- _Collected material_
** START **
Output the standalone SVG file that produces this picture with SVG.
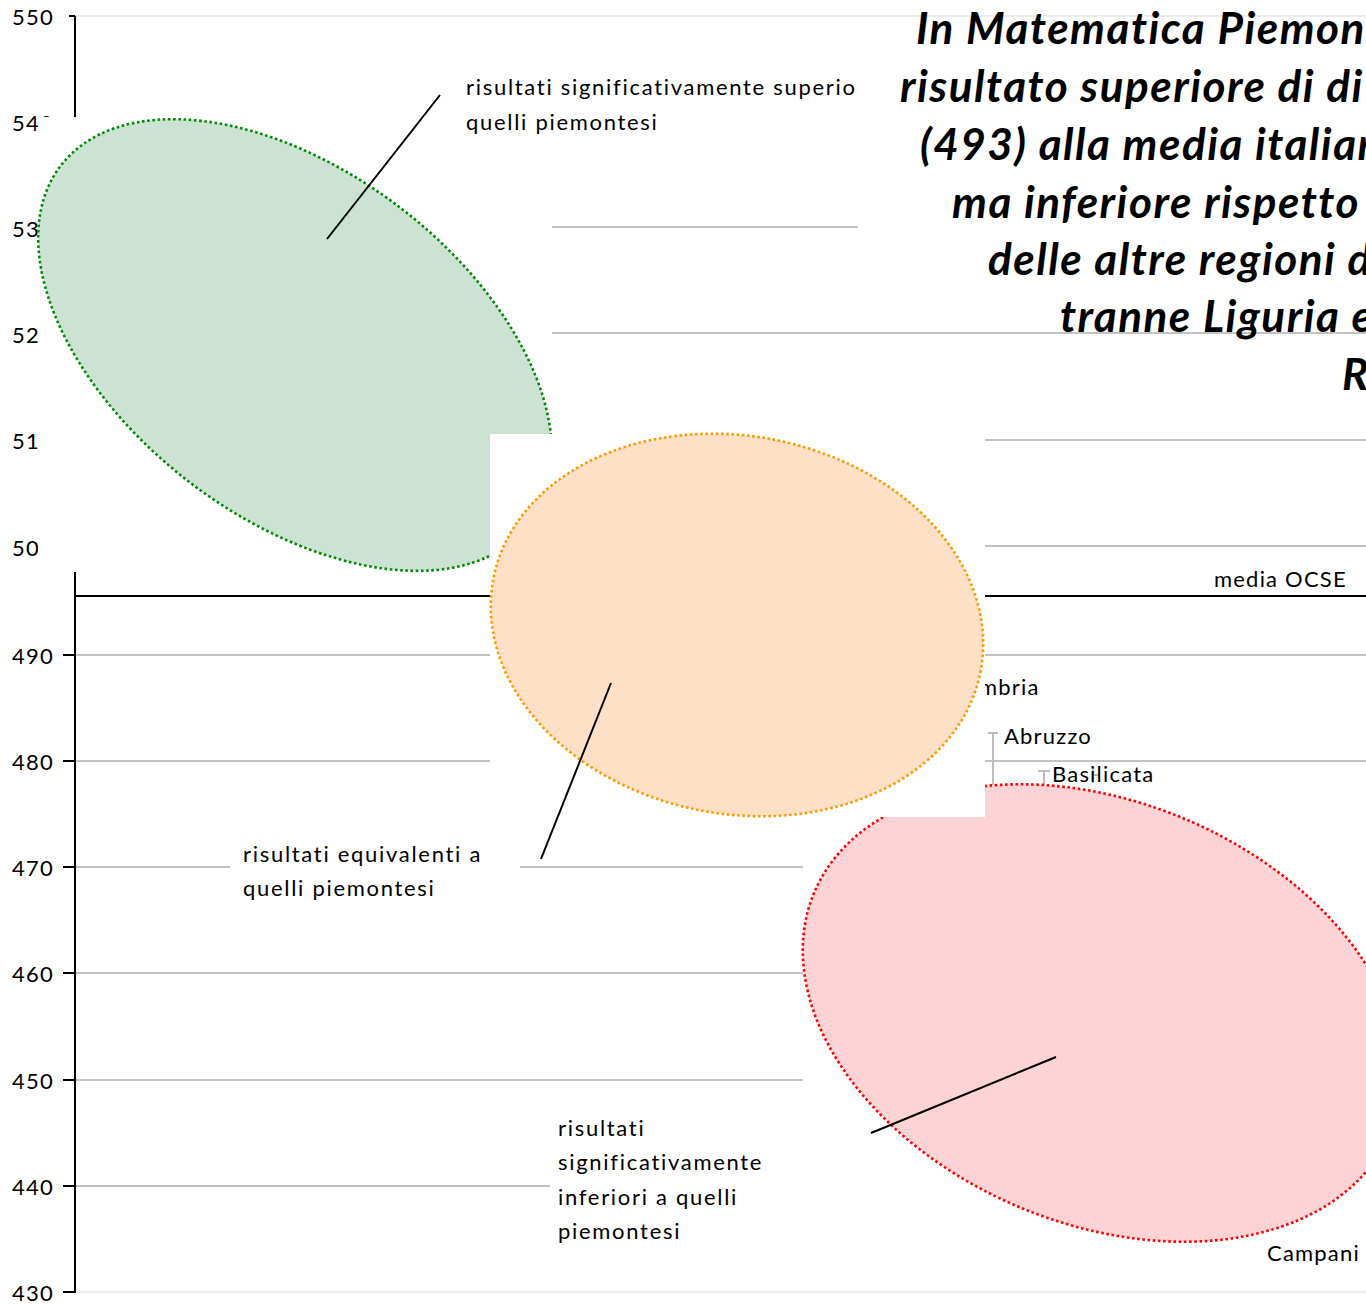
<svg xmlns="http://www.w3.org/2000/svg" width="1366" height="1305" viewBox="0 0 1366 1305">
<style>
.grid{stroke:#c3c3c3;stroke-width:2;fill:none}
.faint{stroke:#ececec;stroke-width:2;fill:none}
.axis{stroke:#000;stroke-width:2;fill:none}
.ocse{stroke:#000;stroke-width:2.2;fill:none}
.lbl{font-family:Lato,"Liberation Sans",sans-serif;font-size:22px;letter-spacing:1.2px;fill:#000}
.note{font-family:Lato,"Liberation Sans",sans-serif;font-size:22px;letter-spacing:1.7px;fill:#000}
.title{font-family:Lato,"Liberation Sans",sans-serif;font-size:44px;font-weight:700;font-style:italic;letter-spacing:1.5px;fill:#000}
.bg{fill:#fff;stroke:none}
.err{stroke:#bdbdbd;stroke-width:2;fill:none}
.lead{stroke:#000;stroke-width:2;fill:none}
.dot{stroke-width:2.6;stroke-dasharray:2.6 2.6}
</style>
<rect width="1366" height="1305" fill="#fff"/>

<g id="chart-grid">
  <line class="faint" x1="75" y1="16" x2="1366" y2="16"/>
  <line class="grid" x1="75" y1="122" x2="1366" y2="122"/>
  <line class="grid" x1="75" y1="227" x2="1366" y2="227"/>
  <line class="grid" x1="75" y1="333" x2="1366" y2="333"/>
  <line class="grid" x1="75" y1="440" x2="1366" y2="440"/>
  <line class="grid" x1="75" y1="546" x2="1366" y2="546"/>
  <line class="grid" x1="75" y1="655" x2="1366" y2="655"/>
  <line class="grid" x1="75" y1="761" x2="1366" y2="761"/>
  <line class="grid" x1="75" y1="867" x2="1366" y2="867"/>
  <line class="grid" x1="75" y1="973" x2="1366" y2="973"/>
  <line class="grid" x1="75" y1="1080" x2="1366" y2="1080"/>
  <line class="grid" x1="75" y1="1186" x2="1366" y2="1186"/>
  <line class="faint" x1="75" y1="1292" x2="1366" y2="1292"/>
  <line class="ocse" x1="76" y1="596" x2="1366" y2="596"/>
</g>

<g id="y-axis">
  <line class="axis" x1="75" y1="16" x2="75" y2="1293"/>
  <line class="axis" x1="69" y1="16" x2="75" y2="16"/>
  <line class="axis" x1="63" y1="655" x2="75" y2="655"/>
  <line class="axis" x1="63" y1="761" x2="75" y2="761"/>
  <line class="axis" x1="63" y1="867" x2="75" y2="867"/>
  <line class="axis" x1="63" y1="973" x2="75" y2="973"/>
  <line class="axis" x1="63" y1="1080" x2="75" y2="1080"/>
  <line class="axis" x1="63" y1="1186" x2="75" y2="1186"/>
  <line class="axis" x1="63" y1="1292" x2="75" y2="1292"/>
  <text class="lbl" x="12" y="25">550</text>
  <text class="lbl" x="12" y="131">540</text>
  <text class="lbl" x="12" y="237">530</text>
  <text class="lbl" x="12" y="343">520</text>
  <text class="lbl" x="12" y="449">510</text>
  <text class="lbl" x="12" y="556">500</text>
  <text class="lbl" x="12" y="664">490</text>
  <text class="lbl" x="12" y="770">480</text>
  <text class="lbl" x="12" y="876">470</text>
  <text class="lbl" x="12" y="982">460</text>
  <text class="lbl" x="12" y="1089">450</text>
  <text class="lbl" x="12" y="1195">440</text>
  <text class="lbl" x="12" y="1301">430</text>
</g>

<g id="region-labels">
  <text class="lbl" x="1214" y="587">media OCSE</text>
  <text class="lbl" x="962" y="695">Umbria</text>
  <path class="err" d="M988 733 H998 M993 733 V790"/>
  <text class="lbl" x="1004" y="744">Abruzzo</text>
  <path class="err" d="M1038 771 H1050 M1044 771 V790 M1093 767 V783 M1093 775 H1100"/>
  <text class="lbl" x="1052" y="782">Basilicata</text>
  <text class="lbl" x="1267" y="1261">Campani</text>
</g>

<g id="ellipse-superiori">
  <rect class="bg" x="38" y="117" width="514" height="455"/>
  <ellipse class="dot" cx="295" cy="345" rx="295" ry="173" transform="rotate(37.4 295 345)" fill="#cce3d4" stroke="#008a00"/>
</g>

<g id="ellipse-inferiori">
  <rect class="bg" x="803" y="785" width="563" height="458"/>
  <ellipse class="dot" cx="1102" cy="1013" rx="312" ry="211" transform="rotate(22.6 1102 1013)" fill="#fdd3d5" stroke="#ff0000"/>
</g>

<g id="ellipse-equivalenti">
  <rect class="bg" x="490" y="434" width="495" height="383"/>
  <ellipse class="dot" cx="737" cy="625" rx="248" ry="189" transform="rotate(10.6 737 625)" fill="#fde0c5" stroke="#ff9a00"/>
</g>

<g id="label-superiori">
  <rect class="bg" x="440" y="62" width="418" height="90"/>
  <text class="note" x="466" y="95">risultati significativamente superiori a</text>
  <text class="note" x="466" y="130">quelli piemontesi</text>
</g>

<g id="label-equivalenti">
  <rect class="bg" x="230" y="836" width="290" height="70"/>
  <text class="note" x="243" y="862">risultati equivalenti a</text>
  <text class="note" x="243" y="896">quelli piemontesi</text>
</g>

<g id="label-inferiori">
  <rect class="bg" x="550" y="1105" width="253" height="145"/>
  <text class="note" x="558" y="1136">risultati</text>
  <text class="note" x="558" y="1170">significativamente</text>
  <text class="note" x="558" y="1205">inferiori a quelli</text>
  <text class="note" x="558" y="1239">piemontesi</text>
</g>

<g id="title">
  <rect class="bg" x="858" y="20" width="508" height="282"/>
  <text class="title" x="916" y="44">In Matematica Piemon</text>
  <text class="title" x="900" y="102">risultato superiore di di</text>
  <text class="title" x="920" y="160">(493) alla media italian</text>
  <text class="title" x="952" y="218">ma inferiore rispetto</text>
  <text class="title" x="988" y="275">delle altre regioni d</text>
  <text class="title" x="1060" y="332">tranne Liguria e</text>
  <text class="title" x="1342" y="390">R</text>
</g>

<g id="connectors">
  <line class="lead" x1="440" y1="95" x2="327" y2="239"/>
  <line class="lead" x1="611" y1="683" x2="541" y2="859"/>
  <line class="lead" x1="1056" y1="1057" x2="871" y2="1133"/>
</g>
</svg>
** END **
- _Requirements_
Your task is to repeat the material above exactly, without its pictures.

- _Answer below_
Output the standalone SVG file that produces this picture with SVG.
<svg xmlns="http://www.w3.org/2000/svg" width="1366" height="1305" viewBox="0 0 1366 1305">
<style>
.grid{stroke:#c3c3c3;stroke-width:2;fill:none}
.faint{stroke:#ececec;stroke-width:2;fill:none}
.axis{stroke:#000;stroke-width:2;fill:none}
.ocse{stroke:#000;stroke-width:2.2;fill:none}
.lbl{font-family:Lato,"Liberation Sans",sans-serif;font-size:22px;letter-spacing:1.2px;fill:#000}
.note{font-family:Lato,"Liberation Sans",sans-serif;font-size:22px;letter-spacing:1.7px;fill:#000}
.title{font-family:Lato,"Liberation Sans",sans-serif;font-size:44px;font-weight:700;font-style:italic;letter-spacing:1.5px;fill:#000}
.bg{fill:#fff;stroke:none}
.err{stroke:#bdbdbd;stroke-width:2;fill:none}
.lead{stroke:#000;stroke-width:2;fill:none}
.dot{stroke-width:2.6;stroke-dasharray:2.6 2.6}
</style>
<rect width="1366" height="1305" fill="#fff"/>

<g id="chart-grid">
  <line class="faint" x1="75" y1="16" x2="1366" y2="16"/>
  <line class="grid" x1="75" y1="122" x2="1366" y2="122"/>
  <line class="grid" x1="75" y1="227" x2="1366" y2="227"/>
  <line class="grid" x1="75" y1="333" x2="1366" y2="333"/>
  <line class="grid" x1="75" y1="440" x2="1366" y2="440"/>
  <line class="grid" x1="75" y1="546" x2="1366" y2="546"/>
  <line class="grid" x1="75" y1="655" x2="1366" y2="655"/>
  <line class="grid" x1="75" y1="761" x2="1366" y2="761"/>
  <line class="grid" x1="75" y1="867" x2="1366" y2="867"/>
  <line class="grid" x1="75" y1="973" x2="1366" y2="973"/>
  <line class="grid" x1="75" y1="1080" x2="1366" y2="1080"/>
  <line class="grid" x1="75" y1="1186" x2="1366" y2="1186"/>
  <line class="faint" x1="75" y1="1292" x2="1366" y2="1292"/>
  <line class="ocse" x1="76" y1="596" x2="1366" y2="596"/>
</g>

<g id="y-axis">
  <line class="axis" x1="75" y1="16" x2="75" y2="1293"/>
  <line class="axis" x1="69" y1="16" x2="75" y2="16"/>
  <line class="axis" x1="63" y1="655" x2="75" y2="655"/>
  <line class="axis" x1="63" y1="761" x2="75" y2="761"/>
  <line class="axis" x1="63" y1="867" x2="75" y2="867"/>
  <line class="axis" x1="63" y1="973" x2="75" y2="973"/>
  <line class="axis" x1="63" y1="1080" x2="75" y2="1080"/>
  <line class="axis" x1="63" y1="1186" x2="75" y2="1186"/>
  <line class="axis" x1="63" y1="1292" x2="75" y2="1292"/>
  <text class="lbl" x="12" y="25">550</text>
  <text class="lbl" x="12" y="131">540</text>
  <text class="lbl" x="12" y="237">530</text>
  <text class="lbl" x="12" y="343">520</text>
  <text class="lbl" x="12" y="449">510</text>
  <text class="lbl" x="12" y="556">500</text>
  <text class="lbl" x="12" y="664">490</text>
  <text class="lbl" x="12" y="770">480</text>
  <text class="lbl" x="12" y="876">470</text>
  <text class="lbl" x="12" y="982">460</text>
  <text class="lbl" x="12" y="1089">450</text>
  <text class="lbl" x="12" y="1195">440</text>
  <text class="lbl" x="12" y="1301">430</text>
</g>

<g id="region-labels">
  <text class="lbl" x="1214" y="587">media OCSE</text>
  <text class="lbl" x="962" y="695">Umbria</text>
  <path class="err" d="M988 733 H998 M993 733 V790"/>
  <text class="lbl" x="1004" y="744">Abruzzo</text>
  <path class="err" d="M1038 771 H1050 M1044 771 V790 M1093 767 V783 M1093 775 H1100"/>
  <text class="lbl" x="1052" y="782">Basilicata</text>
  <text class="lbl" x="1267" y="1261">Campani</text>
</g>

<g id="ellipse-superiori">
  <rect class="bg" x="38" y="117" width="514" height="455"/>
  <ellipse class="dot" cx="295" cy="345" rx="295" ry="173" transform="rotate(37.4 295 345)" fill="#cce3d4" stroke="#008a00"/>
</g>

<g id="ellipse-inferiori">
  <rect class="bg" x="803" y="785" width="563" height="458"/>
  <ellipse class="dot" cx="1102" cy="1013" rx="312" ry="211" transform="rotate(22.6 1102 1013)" fill="#fdd3d5" stroke="#ff0000"/>
</g>

<g id="ellipse-equivalenti">
  <rect class="bg" x="490" y="434" width="495" height="383"/>
  <ellipse class="dot" cx="737" cy="625" rx="248" ry="189" transform="rotate(10.6 737 625)" fill="#fde0c5" stroke="#ff9a00"/>
</g>

<g id="label-superiori">
  <rect class="bg" x="440" y="62" width="418" height="90"/>
  <text class="note" x="466" y="95">risultati significativamente superiori a</text>
  <text class="note" x="466" y="130">quelli piemontesi</text>
</g>

<g id="label-equivalenti">
  <rect class="bg" x="230" y="836" width="290" height="70"/>
  <text class="note" x="243" y="862">risultati equivalenti a</text>
  <text class="note" x="243" y="896">quelli piemontesi</text>
</g>

<g id="label-inferiori">
  <rect class="bg" x="550" y="1105" width="253" height="145"/>
  <text class="note" x="558" y="1136">risultati</text>
  <text class="note" x="558" y="1170">significativamente</text>
  <text class="note" x="558" y="1205">inferiori a quelli</text>
  <text class="note" x="558" y="1239">piemontesi</text>
</g>

<g id="title">
  <rect class="bg" x="858" y="20" width="508" height="282"/>
  <text class="title" x="916" y="44">In Matematica Piemon</text>
  <text class="title" x="900" y="102">risultato superiore di di</text>
  <text class="title" x="920" y="160">(493) alla media italian</text>
  <text class="title" x="952" y="218">ma inferiore rispetto</text>
  <text class="title" x="988" y="275">delle altre regioni d</text>
  <text class="title" x="1060" y="332">tranne Liguria e</text>
  <text class="title" x="1342" y="390">R</text>
</g>

<g id="connectors">
  <line class="lead" x1="440" y1="95" x2="327" y2="239"/>
  <line class="lead" x1="611" y1="683" x2="541" y2="859"/>
  <line class="lead" x1="1056" y1="1057" x2="871" y2="1133"/>
</g>
</svg>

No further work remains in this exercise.